I suppose that most of us don't think too much about these forms of censorship.  We assume that what China's doing to it's people - like blocking Facebook - doesn't impact us.  And of course we have ways to get around censorship at our places of employment.  We can simply go home and use our personal computer to access what we want.  But something happened recently that I suspect could eventually change all that.

There is something called the International Telecommunications Union (ITU).  It's a group of the world's leading countries that operates under the realm of the United Nations (U.N.).  It's members are the same 193 countries that comprise the U.N.  Anyway, the ITU's purpose is to manage the world's telecommunications network.  Most of this is done through an annual conference, which happened to be in Dubai this year.

The head of the ITU is a man named Hamadoun Toure'.  He is a Mali native trained in the Soviet Union.  And he deceptively led the ITU to establish a significant beachhead in censoring the Internet.  In fact, so great was his deception that the United States and it's allies were completely outmaneuvered.  Under his leadership, authoritarian regimes, led by China and Russia, schemed to use the U.N. to claim control over today's borderless Internet.  In the run-up to the Dubai conference, dozens of secret proposals by these authoritarian governments were leaked online.

 
These proposals were controversial and alarming.  When asked, Mr. Toure' assured everyone that his agency operates by consensus - and not by majority vote.  He also pledged that the ITU had no interest beyond telecommunications to include the Internet.  But he kept neither promise.  A majority of the 193 U.N. member countries approved a treaty giving governments new powers to close off access to the Internet in their countries.
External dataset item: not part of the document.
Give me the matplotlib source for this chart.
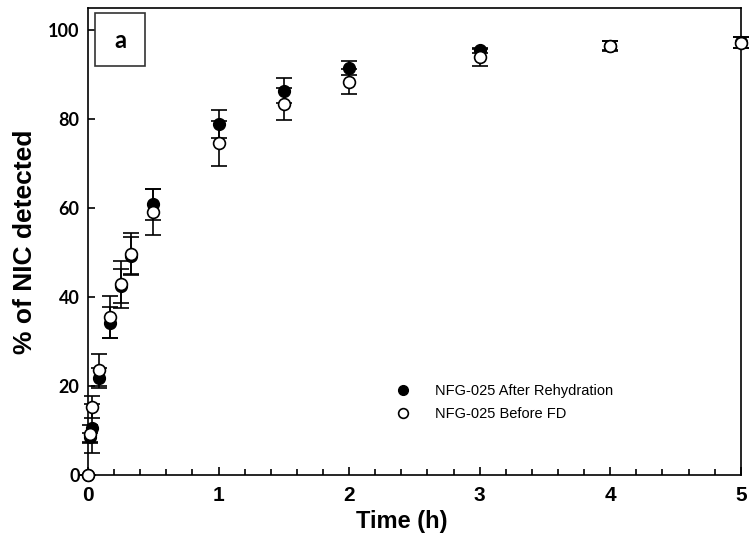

The vote was called late one night at the conference in Dubai.  It was first described as a non-binding "feel of the room on who will accept" - on a draft giving countries new power over the Internet.  But the result was that 89 countries voted in favor of the draft, and just 55 (including the U.S. and it's allies) were against it.  The authoritarian majority of Arab countries, China, Iran, Russia, and much of Africa all voted for it.  This so-called "draft" suddenly became a legitimate final treaty.  It takes effect in 2015 for these countries.

The treaty document extends control over Internet companies, not just the telecoms.  It declares: "All governments should have an equal role and responsibility for international Internet governance."  This is a complete reversal of a privately (non-government) managed Internet.  Authoritarian governments will invoke this new U.N. authority to take control over access to the Internet.  They now have the U.N.'s blessing to censor, monitor traffic and even prosecute those they deem to be "troublemakers."

And lest we think this doesn't impact us because we live in the U.S. --- consider how the Internet operates.  Today's smoothly functioning Internet is actually a system that includes 40,000 private managed networks among 425,000 global routes that ignore national boundaries.  We can expect this new treaty to split those networks by a digital "iron curtain."  One result is most likely to be that the Internet will become less resilient.  And of course, web sites will no longer be global in nature. 

Make no mistake about it; the world is changing.  And it's changing faster than we think.  It might be good to think about how it's changing.  It might be good to consider whether or not we're ready for these changes.  But I seriously wonder if any of us can really begin to comprehend how the world is changing ... much less actually be ready for such change.